Jakarta (Indonesia Window) – Pandemik COVID-19, karantina di rumah dan jam malam telah berdampak pada hubungan keluarga di Arab Saudi.
The Gulf News mengutip Talal Muhammad Al-Nashiri, seorang pekerja sosial dan kepala Asosiasi Terapi Jeddah, mengatakan hubungan perkawinan berbeda setiap orang. Keluarga cenderung menjadi lebih koheren dan lebih kuat ketika terjadi ancaman eksternal terhadap individu, keluarga atau masyarakat.
“Kami mengamati kohesi anggota masyarakat dan solidaritas mereka dalam menghadapi penyakit, epidemik dan bencana, dan inilah sifat manusia yang bersatu dan menunjukkan kohesi yang lebih besar terhadap pengaruh eksternal. Kami juga mengamati sebagian besar anggota masyarakat yang menerapkan isolasi dan peduli terhadap keselamatan anggota keluarga dan masyarakat,” katanya seperti dikutip dari Saudi Gazette.
Dari sudut pandang ini, Talal menambahkan, isolasi memperkuat hubungan keluarga dan meningkatkan ikatan keluarga karena partisipasi mereka dalam semua masalah kehidupan.
Sebelum pandemik terjadi, jumlah pernikahan di Arab Saudi berkisar antara 285 dan 938.
Gulf News yang berbasis di Dubai mengutip angka resmi dari Pemerintah Arab Saudi yang menyebutkan, 13.000 pernikahan digelar di kerajaan tersebut pada Februari. Angka ini meningkat lima persen dari pada bulan yang sama tahun lalu.
Data tersebut menunjukkan 45 persen dari total pernikahan dibuat di Makkah dan Riyadh.
Namun demikian, jumlah perceraian di bulan yang sama mencapai 7.482, Gulf News mengutip statistik di situs jejaring Kementerian Kehakiman Saudi. Dari angkata tersebut, 52 persen perceraian dilakukan di Makkah dan Riyadh.
Sebelum pandemik, jumlah perceraian di seluruh Arab Saudi berkisar antara 163 dan 489 setiap hari. Selama 12 bulan terakhir jumlah perceraian berkisar antara 3.397 dan 7.693 setiap bulan.
Jumlah tersebut menunjukkan peningkatan 30 persen perceraian, pembatalan pernikahan, dan khula, yakni prosedur Islam bagi wanita untuk menceraikan suaminya dengan mengembalikan mahar atau sesuatu yang lain yang dia terima dari suaminya.
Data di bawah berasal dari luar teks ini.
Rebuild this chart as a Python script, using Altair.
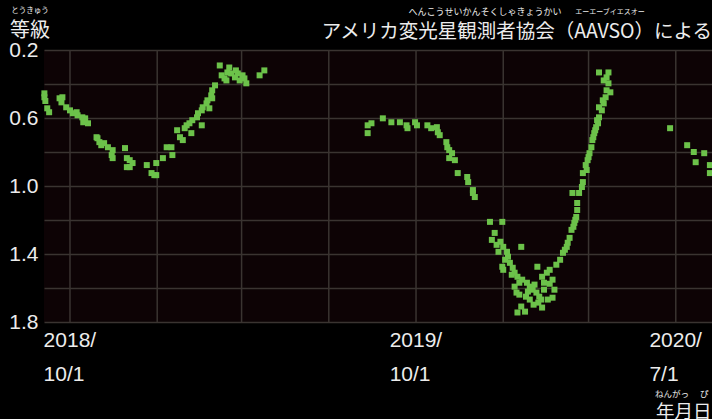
import altair as alt
import pandas as pd

# AAVSO visual magnitude estimates (date, magnitude)
obs_dates = [
    "2018-10-05", "2018-10-05", "2018-10-06", "2018-10-08", "2018-10-10",
    "2018-10-21", "2018-10-24", "2018-10-23", "2018-10-28", "2018-11-01",
    "2018-11-04", "2018-11-08", "2018-11-09", "2018-11-14", "2018-11-17",
    "2018-11-15", "2018-11-20", "2018-11-29", "2018-11-30", "2018-12-02",
    "2018-12-04", "2018-12-07", "2018-12-11", "2018-12-16", "2018-12-15",
    "2018-12-16", "2018-12-29", "2018-12-31", "2019-01-03", "2018-12-31",
    "2019-01-03", "2019-01-06", "2019-01-21", "2019-01-26", "2019-01-31",
    "2019-01-31", "2019-01-29", "2019-02-07", "2019-02-11", "2019-02-16",
    "2019-02-17", "2019-02-22", "2019-02-25", "2019-02-28", "2019-03-02",
    "2019-03-04", "2019-03-07", "2019-03-09", "2019-03-10", "2019-03-15",
    "2019-03-16", "2019-03-20", "2019-03-20", "2019-03-21", "2019-03-25",
    "2019-03-26", "2019-03-28", "2019-03-30", "2019-03-31", "2019-03-31",
    "2019-04-03", "2019-04-08", "2019-04-10", "2019-04-13", "2019-04-18",
    "2019-04-20", "2019-04-24", "2019-04-27", "2019-04-29", "2019-05-02",
    "2019-05-06", "2019-05-20", "2019-05-25", "2019-04-16", "2019-04-25",
    "2019-05-04", "2019-04-15",
    "2019-09-11", "2019-09-11", "2019-09-15", "2019-09-27", "2019-10-06",
    "2019-10-15", "2019-10-22", "2019-10-23", "2019-10-31", "2019-11-02",
    "2019-11-13", "2019-11-17", "2019-11-23", "2019-11-24", "2019-11-26",
    "2019-12-03", "2019-12-04", "2019-12-06", "2019-12-09", "2019-12-06",
    "2019-12-12", "2019-12-15", "2019-12-25", "2019-12-26", "2019-12-31",
    "2019-12-31", "2020-01-02", "2020-01-18", "2020-01-31", "2020-01-23",
    "2020-01-20", "2020-01-29", "2020-02-01", "2020-02-05", "2020-02-06",
    "2020-02-20", "2020-01-31", "2020-02-01", "2020-02-08", "2020-02-11",
    "2020-02-13", "2020-02-16", "2020-02-21", "2020-02-26", "2020-02-29",
    "2020-03-03", "2020-03-07", "2020-03-10", "2020-03-12", "2020-03-08",
    "2020-03-13", "2020-03-18", "2020-03-21", "2020-03-24", "2020-03-26",
    "2020-03-24", "2020-03-13", "2020-02-13", "2020-02-15", "2020-02-20",
    "2020-02-16", "2020-02-24", "2020-02-03", "2020-02-10", "2020-02-18",
    "2020-02-27", "2020-03-05", "2020-03-15", "2020-03-19", "2020-02-29",
    "2020-02-25", "2020-03-09", "2020-03-15", "2020-03-21", "2020-01-27",
    "2020-01-25", "2020-03-04", "2020-02-18",
    "2020-03-28", "2020-04-01", "2020-04-04", "2020-04-08", "2020-04-11",
    "2020-04-13", "2020-04-16", "2020-04-18", "2020-04-19", "2020-04-19",
    "2020-04-21", "2020-04-14", "2020-04-24", "2020-04-25", "2020-04-25",
    "2020-04-29", "2020-04-30", "2020-05-02", "2020-05-04", "2020-05-05",
    "2020-05-07", "2020-05-09", "2020-05-10", "2020-05-12", "2020-05-12",
    "2020-05-15", "2020-05-17", "2020-05-19", "2020-05-20", "2020-05-22",
    "2020-05-24", "2020-05-20", "2020-05-12", "2020-05-22", "2020-05-17",
    "2020-04-06", "2020-04-09", "2020-04-15", "2020-04-17", "2020-04-28",
    "2020-05-01", "2020-05-06", "2020-05-08", "2020-05-11", "2020-05-16",
    "2020-07-26", "2020-08-13", "2020-08-20", "2020-08-31", "2020-08-22",
    "2020-09-06", "2020-09-06",
]
obs_mags = [
    0.455, 0.478, 0.500, 0.543, 0.566,
    0.484, 0.478, 0.508, 0.537, 0.555,
    0.572, 0.566, 0.584, 0.596, 0.602,
    0.625, 0.631, 0.713, 0.719, 0.742,
    0.760, 0.748, 0.772, 0.789, 0.818,
    0.836, 0.777, 0.836, 0.848, 0.889,
    0.889, 0.865, 0.877, 0.924, 0.865,
    0.936, 0.936, 0.836, 0.772, 0.772,
    0.818, 0.672, 0.713, 0.730, 0.660,
    0.643, 0.631, 0.689, 0.613, 0.596,
    0.572, 0.555, 0.643, 0.537, 0.514,
    0.496, 0.543, 0.467, 0.437, 0.484,
    0.408, 0.291, 0.349, 0.367, 0.303,
    0.338, 0.361, 0.338, 0.379, 0.349,
    0.396, 0.349, 0.320, 0.332, 0.320,
    0.367, 0.379,
    0.643, 0.689, 0.631, 0.602, 0.625,
    0.625, 0.643, 0.660, 0.625, 0.643,
    0.643, 0.660, 0.654, 0.684, 0.701,
    0.742, 0.772, 0.789, 0.807, 0.836,
    0.848, 0.924, 0.947, 0.977, 1.024,
    1.041, 1.065, 1.211, 1.211, 1.276,
    1.317, 1.328, 1.358, 1.387, 1.416,
    1.358, 1.475, 1.493, 1.452, 1.481,
    1.510, 1.534, 1.551, 1.569, 1.592,
    1.610, 1.627, 1.651, 1.668, 1.475,
    1.534, 1.510, 1.493, 1.551, 1.610,
    1.657, 1.715, 1.592, 1.627, 1.709,
    1.744, 1.739, 1.434, 1.522, 1.569,
    1.621, 1.580, 1.610, 1.668, 1.668,
    1.651, 1.686, 1.569, 1.575, 1.387,
    1.346, 1.698, 1.639,
    1.463, 1.434, 1.393, 1.358, 1.305,
    1.258, 1.217, 1.182, 1.141, 1.100,
    1.041, 1.041, 1.006, 0.977, 0.924,
    0.906, 0.848, 0.807, 0.772, 0.730,
    0.689, 0.654, 0.613, 0.596, 0.537,
    0.555, 0.514, 0.478, 0.437, 0.396,
    0.449, 0.361, 0.332, 0.332, 0.379,
    1.375, 1.334, 1.240, 1.199, 0.877,
    0.830, 0.713, 0.672, 0.631, 0.496,
    0.660, 0.760, 0.800, 0.807, 0.860,
    0.877, 0.924,
]

# Vertical grid dates and x-axis labels
grid_dates = ["2018-11-01", "2019-02-01", "2019-05-01", "2019-08-01",
              "2019-11-01", "2020-02-01", "2020-05-01", "2020-08-01"]
tick_dates = ["2018-10-01", "2019-10-01", "2020-07-01"]
tick_labels = ["2018/\n10/1", "2019/\n10/1", "2020/\n7/1"]
y_ticks = [0.2, 0.4, 0.6, 0.8, 1.0, 1.2, 1.4, 1.6, 1.8]

points = pd.DataFrame({"date": obs_dates, "mag": obs_mags})
grid = pd.DataFrame({"date": grid_dates})
ticks = pd.DataFrame({"date": tick_dates, "label": tick_labels})

GRID = "#3a3431"
TEXT = "#ececec"
LATIN = "Liberation Sans"
CJK = "Noto Sans CJK JP"

x_scale = alt.Scale(
    type="utc",
    domain=[alt.DateTime(year=2018, month=10, date=4, hours=14, utc=True),
            alt.DateTime(year=2020, month=9, date=8, hours=5, utc=True)],
)
y_scale = alt.Scale(domain=[0.2, 1.8], reverse=True, nice=False, zero=False)

vgrid = alt.Chart(grid).mark_rule(color=GRID, strokeWidth=1.5).encode(
    x=alt.X("date:T", scale=x_scale, axis=None)
)

dots = alt.Chart(points).mark_point(
    shape="square", filled=True, size=36, color="#6cc24a", opacity=1
).encode(
    x=alt.X("date:T", scale=x_scale, axis=None),
    y=alt.Y(
        "mag:Q",
        scale=y_scale,
        axis=alt.Axis(
            values=y_ticks,
            title=None,
            domain=False,
            ticks=False,
            grid=True,
            gridColor=GRID,
            gridWidth=1.5,
            labelExpr="(round(datum.value*5) % 2 == 1) ? format(datum.value, '.1f') : ''",
            labelFont=LATIN,
            labelFontSize=21,
            labelColor=TEXT,
            labelPadding=6,
        ),
    ),
)

xlabels = alt.Chart(ticks).mark_text(
    align="left", baseline="top", font=LATIN, fontSize=21, color=TEXT,
    lineBreak="\n", lineHeight=34, dx=3,
).encode(
    x=alt.X("date:T", scale=x_scale, axis=None),
    y=alt.value(280),
    text="label:N",
)

one = alt.Data(values=[{}])


def label(text, x, y, size, align="left", font=CJK):
    return alt.Chart(one).mark_text(
        align=align, baseline="middle", font=font, fontSize=size, color=TEXT
    ).encode(x=alt.value(x), y=alt.value(y), text=alt.value(text))


titles = [
    label("等級", -34, -19, 20),
    label("とうきゅう", -14, -39, 7.5, align="center"),
    label("アメリカ変光星観測者協会（AAVSO）による", 668, -18, 19.5, align="right"),
    label("へんこうせいかんそくしゃきょうかい", 441, -38, 9, align="center"),
    label("エーエーブイエスオー", 566, -38, 7, align="center"),
    label("年月日", 612, 362, 18.5),
    label("ねんがっ", 611, 344, 8.5),
    label("ぴ", 656, 344, 8.5),
]

chart = alt.layer(vgrid, dots, xlabels, *titles).properties(
    width=668,
    height=272,
    autosize="none",
    padding={"left": 44, "top": 50, "right": 0, "bottom": 97},
    background="#000000",
).configure_view(stroke=None, fill="#0d0305")

chart.save("out.html", embed_options={"renderer": "svg", "actions": False})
Seorang wanita juga dapat meminta pembatalan pernikahan tanpa kompensasi jika dia membuktikan bahwa dia telah dirugikan oleh suaminya.
Kasus perceraian yang diajukan oleh para wanita diantaranya berasal dari mereka yang bekerja sebagai dokter dan karyawan. Mereka meminta pembatalan pernikahan setelah mengetahui suami mereka menikahi wanita lain secara rahasia, menurut harian Arab Okaz.
Sumber mengatakan Kementerian Kehakiman tidak menerbitkan statistik apa pun sejak Februari karena penangguhan pekerjaan.